Hydrogen-based direct reduction flips the script on carbon-heavy steelmaking. Instead of using coal or natural gas, it uses hydrogen to strip oxygen from iron ore. The result? Metallic iron and water vapor — no CO₂ emissions. And if that hydrogen comes from electrolysis powered by clean sources, you’ve got a nearly carbon-free steel value chain from start to finish.

Here’s the real kicker: green hydrogen can make up as much as 50% of the final cost in this process. Brazil’s edge in affordable, renewable electricity gives it a serious leg up. This isn’t just an energy advantage — it’s a full-on value chain opportunity.

 

Fueling Growth: Policy Moves and Global Demand

Things are lining up on the policy front too. Under President Luiz Inácio Lula da Silva, Brazil introduced a bold New Industry Plan in 2024. One of its headline goals? Cutting industrial CO₂ emissions per unit of economic output by 30% by 2033. Green steel production is now right at the heart of this game plan.

Internationally, the stars are also aligning. Global buyers — especially in Europe and Asia — are hungry for low-carbon materials. Between new carbon pricing systems and tighter green procurement standards, Brazil’s soon-to-be cost-effective green steel could find a solid footing in foreign markets.

 

Momentum in the Market

Vale, one of the world’s mining giants, is planning to churn out up to 335 million tons of iron ore in 2025. While they haven’t fully mapped out a zero-carbon path yet, their role in Brazil’s iron ecosystem makes them hard to ignore in the transition discussion. On the other hand, CSN Mineração is stepping up, targeting an upgrade in ore quality from 58% to 65% by 2028 — key to making the H2-DRI process more efficient.

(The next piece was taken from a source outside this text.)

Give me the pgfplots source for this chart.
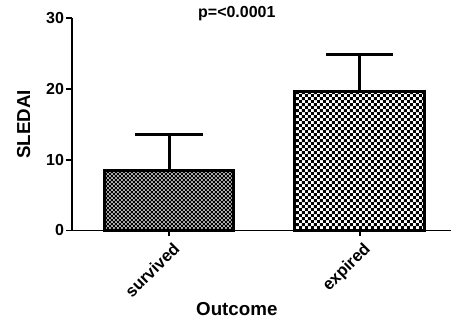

And investors are paying attention. Experts are forecasting the Brazil Green Steel Market to grow at a staggering CAGR of 27% between 2025 and 2035. It’s a sign that both industry players and policymakers are fully tuned in and ready to roll.

 

Beyond Steel: Building a New Economy

The ripple effects of this green steel shift could reach far beyond the blast furnace. Scaling up renewable energy infrastructure to support hydrogen production could fast-track Brazil’s larger energy transition. And for communities in Minas Gerais and Pará, this green turn could mean new jobs, fresh investment in local infrastructure, and a boost in technical training for the next-gen workforce.

Of course, it’s not all smooth sailing. Challenges like ramping up hydrogen production, solving storage issues, and building out export routes with tight specs are very real. But if Brazil can pull it off, this isn’t just about transforming an industry — it’s about rewriting the country’s economic playbook.

 

Looking Ahead

With COP30 set in Brazil in 2025, the country is uniquely positioned to prove itself as a global leader in carbon-free industrial progress. The timing’s right, the resources are here, and the policy climate is warming up. Combine low-cost green hydrogen, high-grade ore, and bold ambition, and you’ve got a recipe for real transformation.

But ambition alone isn’t enough. Getting this right means acting fast, staying coordinated, and thinking long-term. If Brazil can do that, it won’t just be competing in the green steel race — it could be leading it.